Orders to Kill: the Truth Behind the Murder of Martin Luther King

👤 Robin Ramsay  
Book review

William F. Pepper
Carroll and Graf, New York, 1995, but distributed in the UK by WWM at £21.00

Tony Frewin mentioned this book in his survey of the JFK and related literature in Lobster 31. It deserves more than that. William Pepper is an American lawyer with an office in London as well as the United States. Recently I met a client of Pepper’s, and in the course of the conversation I said, ‘Of course, Pepper’s basically solved the King case.’ ‘That’s what Bill says,’ said his client. Well, Pepper’s right; and it must be absolutely galling – unimaginably galling – to have solved one of the major assassinations of the 20th century and have virtually no notice taken of the event.

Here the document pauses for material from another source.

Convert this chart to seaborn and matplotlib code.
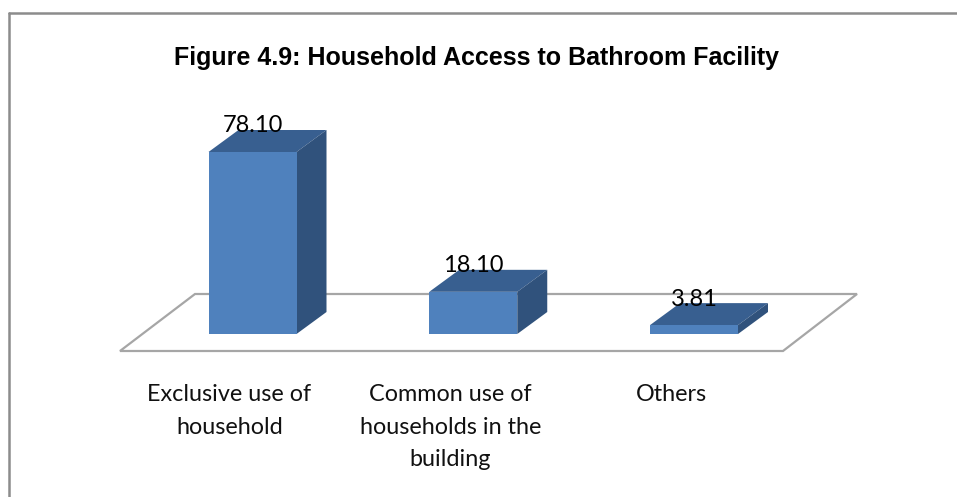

Pepper was a friend of Martin Luther King’s in the 1960s and worked closely with him in some of his campaigns. After King’s murder he drifted away and took little interest in the case. A decade later he was asked to interview James Earl Ray and became fascinated by the story. Orders to Kill is an account of his involvement in the continuing investigation from 1978 to the present day. Pepper provides a participant’s view of all the major events in the case, from the half-hearted 1978 House Select Committee investigation through to his obtaining in 1993 a confession of involvement in the shooting from Lloyd Jowers, the owner of Jim’s Grill, a cafe next to the rooming house from which James Earl Ray was supposed to have fired. (Jowers hid the assassination weapon after the shooting.) It is a remarkable story of tenacity and courage – and a riveting read.